The calculator above finds your exact break-even and tells you, for your income, whether the flat tax saves or costs you money this year.
The 2026 increase and grandfathering
Italy has raised the flat tax twice in three years, but protects existing participants:
- 2017–2023: €100,000/year (€25,000 per family member).
- 2024–2025: €200,000/year for those who opted in during this window.
- From 1 Jan 2026: €300,000/year for new entrants, with €50,000 per family member.
Grandfathering is the key: your rate is locked at the year you transferred tax residence and opted in. Someone who entered in 2025 keeps paying €200k for the regime's full duration even now. That's why the calculator lets you pick your entry year — the right number depends entirely on when you started.
Italy vs Portugal vs UK: which regime?
Italy isn't the only European country competing for mobile wealth. The three leading regimes work very differently:
- Italy — fixed €300k. A flat amount regardless of income. Predictable, and cheapest in absolute terms for very high earners (€1M+ foreign income).
- Portugal — IFICI (the new "NHR 2.0"). A percentage rate (around 20% on qualifying income) rather than a lump sum — often cheaper for moderate foreign earnings.
- UK — FIG regime. Time-limited relief on foreign income/gains with careful planning, ending after a few years with a deemed charge.
The rule of thumb: the higher and more "passive" your foreign income, the more Italy's fixed cost favours you. For moderate income, a percentage-based regime usually wins. Model your own number above before deciding.

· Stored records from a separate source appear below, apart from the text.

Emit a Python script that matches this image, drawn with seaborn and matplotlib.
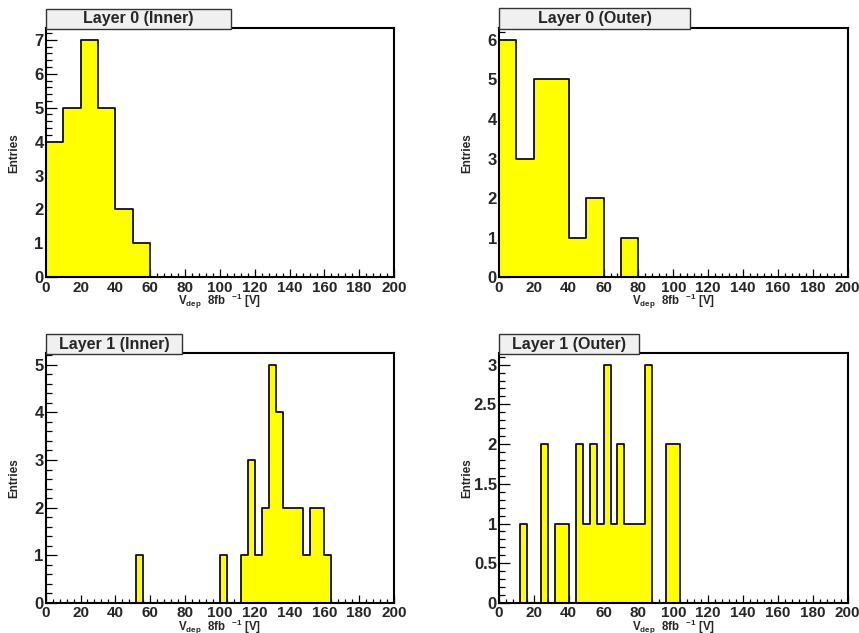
import numpy as np
import pandas as pd
import matplotlib
matplotlib.use("Agg")
import matplotlib.pyplot as plt
import seaborn as sns
from matplotlib.patches import Rectangle
from matplotlib.ticker import MultipleLocator, FormatStrFormatter

# ---------------- data ----------------
panel_titles = ["Layer 0 (Inner)", "Layer 0 (Outer)", "Layer 1 (Inner)", "Layer 1 (Outer)"]
x_min, x_max = 0, 200
bin_width_layer0 = 10
bin_width_layer1 = 4

layer0_inner = [4, 5, 7, 5, 2, 1, 0, 0, 0, 0,
                0, 0, 0, 0, 0, 0, 0, 0, 0, 0]
layer0_outer = [6, 3, 5, 5, 1, 2, 0, 1, 0, 0,
                0, 0, 0, 0, 0, 0, 0, 0, 0, 0]
layer1_inner = [0, 0, 0, 0, 0, 0, 0, 0, 0, 0,
                0, 0, 0, 1, 0, 0, 0, 0, 0, 0,
                0, 0, 0, 0, 0, 1, 0, 0, 1, 3,
                1, 2, 5, 4, 2, 2, 2, 1, 2, 2,
                1, 0, 0, 0, 0, 0, 0, 0, 0, 0]
layer1_outer = [0, 0, 0, 1, 0, 0, 2, 0, 1, 1,
                0, 2, 1, 2, 1, 3, 1, 2, 1, 1,
                1, 3, 0, 0, 2, 2, 0, 0, 0, 0,
                0, 0, 0, 0, 0, 0, 0, 0, 0, 0,
                0, 0, 0, 0, 0, 0, 0, 0, 0, 0]
y_major_steps = [1, 1, 1, 0.5]
x_tick_labels = [str(v) for v in range(0, 201, 20)]

# ---------------- style ----------------
sns.set_theme(style="white")
plt.rcParams["font.family"] = ["Liberation Sans", "DejaVu Sans"]
plt.rcParams["font.weight"] = "bold"
plt.rcParams["mathtext.fontset"] = "custom"
plt.rcParams["mathtext.bf"] = "Liberation Sans:bold"
plt.rcParams["mathtext.rm"] = "Liberation Sans"
plt.rcParams["mathtext.it"] = "Liberation Sans:italic"

W, H = 859, 633
fig = plt.figure(figsize=(W / 100, H / 100), dpi=100)
fig.patch.set_facecolor("white")

# axes rectangles in pixels: (left, top, right, bottom)
rects = [(45.7, 28.0, 394.0, 277.3),
         (499.0, 28.0, 847.5, 277.3),
         (45.7, 352.7, 394.0, 603.0),
         (499.0, 352.7, 847.5, 603.0)]
title_box_w = [185.3, 191.0, 136.3, 139.7]
title_box_y = [(9, 29), (8, 29), (334, 354), (334, 354)]

series = [layer0_inner, layer0_outer, layer1_inner, layer1_outer]
widths = [bin_width_layer0, bin_width_layer0, bin_width_layer1, bin_width_layer1]

xlabel = r"$\mathbf{V}_{\mathbf{dep}}\ \ \mathbf{8fb}\ \ {}^{\mathbf{-1}}\ \mathbf{[V]}$"

for i in range(4):
    l, t, r, b = rects[i]
    ax = fig.add_axes([l / W, 1 - b / H, (r - l) / W, (b - t) / H])
    counts = [float(c) for c in series[i]]
    bw = widths[i]
    centers = [x_min + bw * (k + 0.5) for k in range(len(counts))]
    df = pd.DataFrame({"V": centers, "n": counts})
    sns.histplot(data=df, x="V", weights="n", binwidth=bw, binrange=(x_min, x_max),
                 element="step", fill=True, color="#ffff00", alpha=1.0,
                 edgecolor="#111111", linewidth=1.3, ax=ax)
    ymax = max(counts) * 1.05
    ax.set_xlim(x_min, x_max)
    ax.set_ylim(0, ymax)

    ax.set_xticks(range(0, 201, 20))
    ax.set_xticklabels(x_tick_labels)
    ax.xaxis.set_minor_locator(MultipleLocator(4))
    ax.yaxis.set_major_locator(MultipleLocator(y_major_steps[i]))
    ax.yaxis.set_minor_locator(MultipleLocator(y_major_steps[i] / 5))
    ax.yaxis.set_major_formatter(FormatStrFormatter("%g"))

    ax.tick_params(axis="x", which="major", direction="in", length=5.5, width=0.9,
                   labelsize=11, pad=2.5, bottom=True, top=False, color="black")
    ax.tick_params(axis="x", which="minor", direction="in", length=2.8, width=0.9,
                   bottom=True, top=False, color="black")
    ax.tick_params(axis="y", which="major", direction="in", length=8, width=0.9,
                   labelsize=12, pad=1.5, left=True, right=False, color="black")
    ax.tick_params(axis="y", which="minor", direction="in", length=4.3, width=0.9,
                   left=True, right=False, color="black")
    for lab in ax.get_xticklabels() + ax.get_yticklabels():
        lab.set_fontweight("bold")

    for sp in ax.spines.values():
        sp.set_color("black")
        sp.set_linewidth(1.5)

    ax.set_xlabel(xlabel, fontsize=8.3)
    ax.set_ylabel("Entries", fontsize=8.5, fontweight="bold")
    ax.xaxis.set_label_coords(0.5, -14.5 / (b - t))
    ax.yaxis.set_label_coords(-(45.7 - 20) / (r - l), 0.5)
    ax.set_facecolor("white")

    # ROOT-like title box
    by0, by1 = title_box_y[i]
    box = Rectangle((l / W, 1 - by1 / H), title_box_w[i] / W, (by1 - by0) / H,
                    transform=fig.transFigure, facecolor="#f0f0f0",
                    edgecolor="#333333", linewidth=1.0, zorder=5)
    fig.patches.append(box)
    fig.text((l + title_box_w[i] / 2) / W, 1 - (by0 + by1) / 2 / H, panel_titles[i],
             ha="center", va="center", fontsize=11.5, fontweight="bold", zorder=6)

fig.savefig("out.png", dpi=100, facecolor="white")
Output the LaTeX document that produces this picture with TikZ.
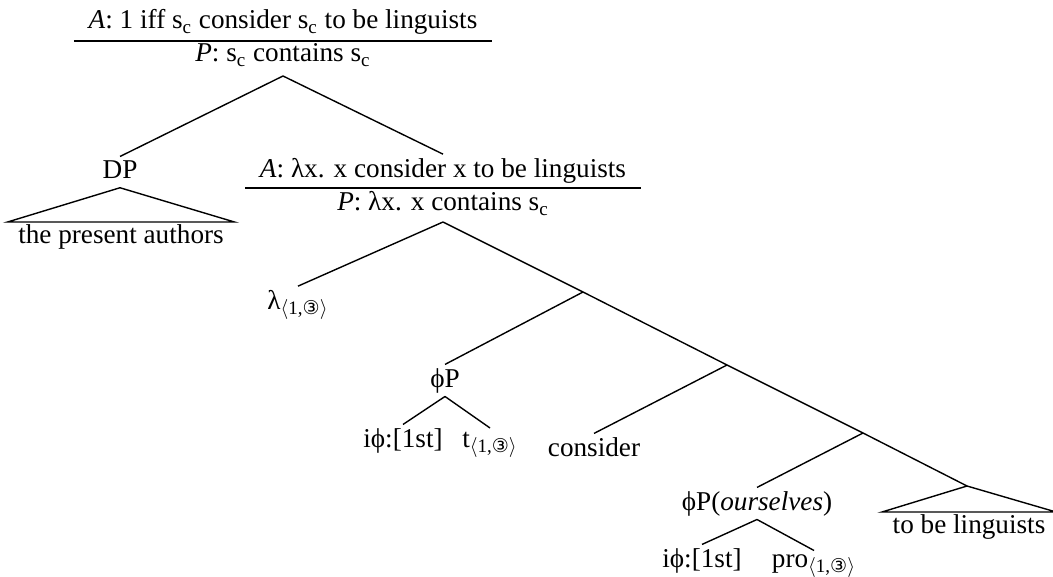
\documentclass[tikz,border=0pt]{standalone}
\usepackage{fontspec}
\setmainfont{Liberation Serif}
\newfontfamily\circfont{DejaVu Sans}
\newcommand{\sbc}{\textsubscript{c}}
\newcommand{\idx}{\textsubscript{$\langle$1,{\circfont ③}$\rangle$}}

\begin{document}
\begin{tikzpicture}[x=0.5pt,y=-0.5pt,line width=0.7pt,
    every node/.style={font=\fontsize{13.6}{16}\selectfont,inner sep=1.5pt,anchor=base},
    sem/.style={inner xsep=7pt},
    tri/.style={anchor=north,inner xsep=5pt,inner ysep=1pt}]
  \useasboundingbox (0,0) rectangle (1053,577);
  % top of the tree
  \node[sem] (rootA) at (283,29) {\textit{A}: 1 iff s\sbc{} consider s\sbc{} to be linguists};
  \draw ([yshift=-6pt]rootA.base west) -- ([yshift=-6pt]rootA.base east);
  \node (rootP) at (283,62) {\textit{P}: s\sbc{} contains s\sbc};
  \coordinate (r) at (283,76);
  \node (dp) at (120,178) {DP};
  \node[tri] (authors) at (121,222) {the present authors};
  \node[sem] (lamA) at (443,177) {\textit{A}: λx. x consider x to be linguists};
  \draw ([yshift=-5.5pt]lamA.base west) -- ([yshift=-5.5pt]lamA.base east);
  \node (lamP) at (443,211) {\textit{P}: λx. x contains s\sbc};
  \coordinate (l) at (443,222);
  \draw (r) -- (dp.north);
  \draw (r) -- (lamA.north);
  \draw ([yshift=-3pt]dp.south) -- (authors.north west) -- (authors.north east) -- cycle;
  % spine
  \coordinate (n1) at (583,292);
  \coordinate (n2) at (727,365);
  \coordinate (n3) at (863,433);
  \coordinate (n4) at (967,486);
  \draw (l) -- (n1) -- (n2) -- (n3) -- (n4);
  \node (lam) at (298,309) {λ\idx};
  \draw (l) -- (lam.north);
  \node (phiP) at (445,387) {ϕP};
  \node (ip1) at (403,447) {iϕ:[1st]};
  \node (t1) at (490,447) {t\idx};
  \draw (n1) -- (phiP.north);
  \draw (phiP.south) -- (ip1.north);
  \draw (phiP.south) -- (t1.north);
  \node (cons) at (594,456) {consider};
  \draw (n2) -- (cons.north);
  \node (phiPo) at (757,510) {ϕP(\textit{ourselves})};
  \node (ip2) at (702,567) {iϕ:[1st]};
  \node (pro) at (814,567) {pro\idx};
  \draw (n3) -- (phiPo.north);
  \draw (phiPo.south) -- (ip2.north);
  \draw (phiPo.south) -- (pro.north);
  \node[tri] (tobe) at (969,512) {to be linguists};
  \draw (n4) -- (tobe.north west) -- (tobe.north east) -- cycle;
\end{tikzpicture}
\end{document}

Frequently asked questions
Q. Who is eligible for the flat tax?
Individuals transferring tax residence to Italy who were NOT Italian tax resident in at least 9 of the previous 10 years. Nationality doesn't matter — Italians returning after long enough abroad can qualify too.
Q. Can my family join the regime?
Yes. Each family member (spouse, children, dependants) can opt in for an extra €50,000/year (2026 entrants; €25,000 for earlier ones), covering their own foreign income under the same flat regime. This calculator adds it to your total.
Q. How long does the regime last?
Up to 15 years from your first year of Italian tax residence. It can end earlier if you fail to pay the flat tax on time (late payment cannot be remedied) or revoke it. Once terminated it cannot be reactivated.
Q. Watch out for exit taxes from my current country?
Yes — this is commonly missed. Some countries (US, Canada, Australia, and Germany for long-term residents) levy an exit tax on unrealized gains when you leave. That one-off cost can offset the Italian saving, so factor it in before relocating.
Sources: Italian Tax Code Art. 24-bis (TUIR); 2026 Budget Law raising the flat tax to €300,000 and family levy to €50,000; PwC and Italian Revenue Agency guidance. Ordinary tax shown is a simplified IRPEF estimate excluding surcharges and deductions. This is an independent informational tool, not tax, legal or immigration advice. Verify all figures and eligibility with a licensed Italian tax adviser before relocating.